The European Union yesterday committed €70m in aid to Somalia to help rebuild the drought-stricken and civil war-plagued nation.
European Commission President Jose Manuel Barroso said yesterday’s agreement with Somalia was a milestone marking ”the commitment of Somalia to become an active member in the community of nations.”
Somalia’s Prime Minister Ali Mohamed Gedi warned however that the situation remained precarious, especially after heavy fighting in the capital, Mogadishu, between warlords and pro-government militias at the weekend.
“Still it’s not quiet, so anything can happen,” Gedi told reporters.
EU Development Commissioner Louis Michel said EU governments were likely to pass the new aid package in April and that an even larger amount was planned in the near future to help bolster stability and reconstruction in Somalia. Michel said he would visit Mogadishu in May.
The EU has already put aside €200m in aid to help stabilise Somalia’s Transitional Federal Government, and has given €10m in extra humanitarian aid this year to help victims of war and drought.
Somali President Abdullahi Yusuf, who also attended the talks, said he hoped Tuesday’s agreement would strengthen ties and end Somalia’s international isolation.
“We are determined to remain in the community of nations,” Yusuf said.
Barroso said the new aid package showed the EU’s ”assurances of moral, political and material support” for reconstruction in Somalia.
Yesterday’s was only the second such agreement signed between Somalia’s transitional government and other countries.
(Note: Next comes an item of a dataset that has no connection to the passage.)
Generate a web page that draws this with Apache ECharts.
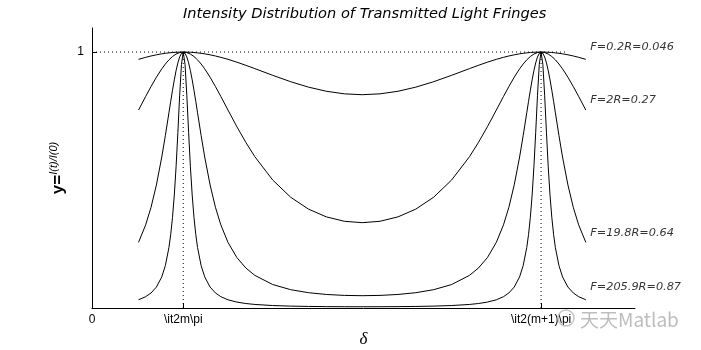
<!DOCTYPE html>
<html><head><meta charset="utf-8">
<script src="https://cdn.jsdelivr.net/npm/echarts@6/dist/echarts.min.js"></script>
<style>html,body{margin:0;padding:0;background:#fff}#c{width:701px;height:350px}</style>
</head><body><div id="c"></div>
<script>
// x positions of samples, in units of pi
const delta = [0.26,0.30,0.33,0.36,0.39,0.41,0.43,0.44,0.45,0.46,0.47,0.48,0.49,0.50,
0.51,
0.52,0.53,0.54,0.55,0.56,0.57,0.58,0.59,0.61,0.63,0.66,0.69,0.72,0.76,0.81,0.86,0.91,1.01,1.11,1.21,1.31,1.41,
1.51,
1.61,1.71,1.81,1.91,2.01,2.11,2.16,2.21,2.26,2.30,2.33,2.36,2.39,2.41,2.43,2.44,2.45,2.46,2.47,2.48,2.49,2.50,
2.51,
2.52,2.53,2.54,2.55,2.56,2.57,2.58,2.59,2.61,2.63,2.66,2.69,2.72,2.76];

const yF02 = [0.97154,0.97945,0.98467,0.98922,0.99303,0.99513,0.99687,0.9976,0.99823,0.99877,0.99921,0.99956,0.9998,0.99995,
1,
0.99995,0.9998,0.99956,0.99921,0.99877,0.99823,0.9976,0.99687,0.99513,0.99303,0.98922,0.98467,0.97945,0.97154,0.96041,0.94823,0.93537,0.90909,0.88425,0.86298,0.84681,0.83675,
0.83333,
0.83675,0.84681,0.86298,0.88425,0.90909,0.93537,0.94823,0.96041,0.97154,0.97945,0.98467,0.98922,0.99303,0.99513,0.99687,0.9976,0.99823,0.99877,0.99921,0.99956,0.9998,0.99995,
1,
0.99995,0.9998,0.99956,0.99921,0.99877,0.99823,0.9976,0.99687,0.99513,0.99303,0.98922,0.98467,0.97945,0.97154];

const yF2 = [0.77346,0.82655,0.8653,0.90172,0.93438,0.95334,0.96954,0.97648,0.9826,0.98784,0.99218,0.99558,0.99803,0.99951,
1,
0.99951,0.99803,0.99558,0.99218,0.98784,0.9826,0.97648,0.96954,0.95334,0.93438,0.90172,0.8653,0.82655,0.77346,0.70811,0.64683,0.59137,0.5,0.43308,0.38643,0.35599,0.33886,
0.33333,
0.33886,0.35599,0.38643,0.43308,0.5,0.59137,0.64683,0.70811,0.77346,0.82655,0.8653,0.90172,0.93438,0.95334,0.96954,0.97648,0.9826,0.98784,0.99218,0.99558,0.99803,0.99951,
1,
0.99951,0.99803,0.99558,0.99218,0.98784,0.9826,0.97648,0.96954,0.95334,0.93438,0.90172,0.8653,0.82655,0.77346];

const yF198 = [0.25643,0.32494,0.39352,0.48099,0.5899,0.67361,0.76277,0.80747,0.8508,0.89136,0.92759,0.95791,0.98084,0.99514,
1,
0.99514,0.98084,0.95791,0.92759,0.89136,0.8508,0.80747,0.76277,0.67361,0.5899,0.48099,0.39352,0.32494,0.25643,0.19681,0.15612,0.12754,0.09174,0.07164,0.05981,0.05288,0.04922,
0.04808,
0.04922,0.05288,0.05981,0.07164,0.09174,0.12754,0.15612,0.19681,0.25643,0.32494,0.39352,0.48099,0.5899,0.67361,0.76277,0.80747,0.8508,0.89136,0.92759,0.95791,0.98084,0.99514,
1,
0.99514,0.98084,0.95791,0.92759,0.89136,0.8508,0.80747,0.76277,0.67361,0.5899,0.48099,0.39352,0.32494,0.25643];

const yF2059 = [0.0321,0.04424,0.05873,0.08183,0.12151,0.1656,0.23617,0.2874,0.35417,0.44102,0.55194,0.68639,0.83116,0.95166,
1,
0.95166,0.83116,0.68639,0.55194,0.44102,0.35417,0.2874,0.23617,0.1656,0.12151,0.08183,0.05873,0.04424,0.0321,0.02302,0.01748,0.01386,0.00962,0.00737,0.00608,0.00534,0.00495,
0.00483,
0.00495,0.00534,0.00608,0.00737,0.00962,0.01386,0.01748,0.02302,0.0321,0.04424,0.05873,0.08183,0.12151,0.1656,0.23617,0.2874,0.35417,0.44102,0.55194,0.68639,0.83116,0.95166,
1,
0.95166,0.83116,0.68639,0.55194,0.44102,0.35417,0.2874,0.23617,0.1656,0.12151,0.08183,0.05873,0.04424,0.0321];

const curveNames = ['F=0.2R=0.046','F=2R=0.27','F=19.8R=0.64','F=205.9R=0.87'];
const labelX = [2.785,2.785,2.785,2.785];
const labelY = [1.02,0.8125,0.293,0.082];
const peakX = [0.51, 2.51];
const guideXEnd = 2.66;
const xTickValues = [0, 0.51, 2.51];
const xTickLabels = ['0','\\it2m\\pi','\\it2(m+1)\\pi'];
const yTickValues = [1];
const yTickLabels = ['1'];

const FONT = '"Liberation Sans", Arial, sans-serif';
const WFONT = '"DejaVu Sans", sans-serif';
const chart = echarts.init(document.getElementById('c'), null, {renderer:'canvas'});
const curves = [yF02, yF2, yF198, yF2059];
const series = curves.map((ys,k)=>({
  type:'line', name:curveNames[k], showSymbol:false, symbol:'none', animation:false,
  lineStyle:{color:'#000', width:1}, data: delta.map((x,i)=>[x, ys[i]]), z:3
}));
const dotStyle = {color:'#000', width:1, type:[1,3]};
series.push({type:'line', symbol:'none', animation:false, lineStyle:dotStyle, data:[[0,yTickValues[0]],[guideXEnd,yTickValues[0]]], z:2});
peakX.forEach(px=>series.push({type:'line', symbol:'none', animation:false, lineStyle:dotStyle, data:[[px,0],[px,yTickValues[0]]], z:2}));
series.push({type:'scatter', symbolSize:0, animation:false,
  data: labelX.map((x,i)=>({value:[x,labelY[i]], name:curveNames[i]})),
  label:{show:true, position:'right', distance:0, formatter:p=>p.name, color:'#000', fontSize:11.3, fontStyle:'italic', fontFamily:WFONT}
});

chart.setOption({
  backgroundColor:'#fff',
  animation:false,
  title:{text:'Intensity Distribution of Transmitted Light Fringes', left:178, top:2,
    textStyle:{fontSize:14.6, fontStyle:'italic', fontWeight:'normal', color:'#000', fontFamily:WFONT}},
  grid:{left:92, right:66, top:28, bottom:42, containLabel:false, outerBoundsMode:'none'},
  xAxis:{type:'value', min:0, max:3.035,
    axisLine:{show:true, onZero:false, lineStyle:{color:'#000', width:1}},
    axisTick:{show:true, inside:true, length:5, customValues:xTickValues, lineStyle:{color:'#000'}},
    axisLabel:{show:true, customValues:xTickValues, margin:6, color:'#000', fontSize:12, fontFamily:FONT,
      formatter:v=>{const i=xTickValues.findIndex(t=>Math.abs(t-v)<1e-6); return i>=0?xTickLabels[i]:'';}},
    splitLine:{show:false},
    name:'δ', nameLocation:'middle', nameGap:22,
    nameTextStyle:{fontSize:17, fontStyle:'italic', color:'#000', fontFamily:'"Liberation Serif", serif'}
  },
  yAxis:{type:'value', min:0, max:1.094,
    axisLine:{show:true, onZero:false, lineStyle:{color:'#000', width:1}},
    axisTick:{show:true, inside:true, length:5, customValues:yTickValues, lineStyle:{color:'#000'}},
    axisLabel:{show:true, customValues:yTickValues, margin:8, color:'#000', fontSize:12, fontFamily:FONT,
      formatter:v=>{const i=yTickValues.findIndex(t=>Math.abs(t-v)<1e-6); return i>=0?yTickLabels[i]:'';}},
    splitLine:{show:false},
    name:'{a|y=}{b|I(t)/I(0)}', nameLocation:'middle', nameRotate:90, nameGap:19,
    nameTextStyle:{color:'#000', rich:{
      a:{fontSize:17, fontWeight:'bold', color:'#000', fontFamily:FONT},
      b:{fontSize:11, fontStyle:'italic', color:'#000', fontFamily:FONT, padding:[0,0,8,0]}
    }}
  },
  graphic:[
    {type:'circle', shape:{cx:566, cy:318, r:8}, style:{fill:'none', stroke:'#c4c4c4', lineWidth:1.5}, z:100},
    {type:'text', x:580, y:320, style:{text:'天天Matlab', fill:'#bdbdbd', font:'19px "Noto Sans CJK SC", sans-serif', textVerticalAlign:'middle', stroke:'rgba(255,255,255,0.8)', lineWidth:2}, z:100}
  ],
  series: series
});
</script></body></html>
It signed a similar deal with Kenya in September to work together on security and other issues.
Somalia’s transitional government has been eager to get international recognition since it left its temporary base in Kenya in June to try establish itself in Somalia, which has not had an effective government since 1991.
Hundreds of heavily armed Islamic militiamen attacked a port and airstrip on the north-eastern outskirts of Somalia’s capital on Saturday, killing at least 20 people.
The clash appeared to be the heaviest of four days of bloodshed between the rival factions, during which at least 93 people were killed.
The Islamic fighters are seeking to boost the power of a group of fundamentalist clerics trying to assert themselves as an alternative military and political force in the lawless country.
The nation on the Horn of Africa has not had an effective central government since clan-based warlords overthrew dictator Mohamed Siad Barre in 1991. Warlords then turned on one another, plunging the country of seven million into chaos.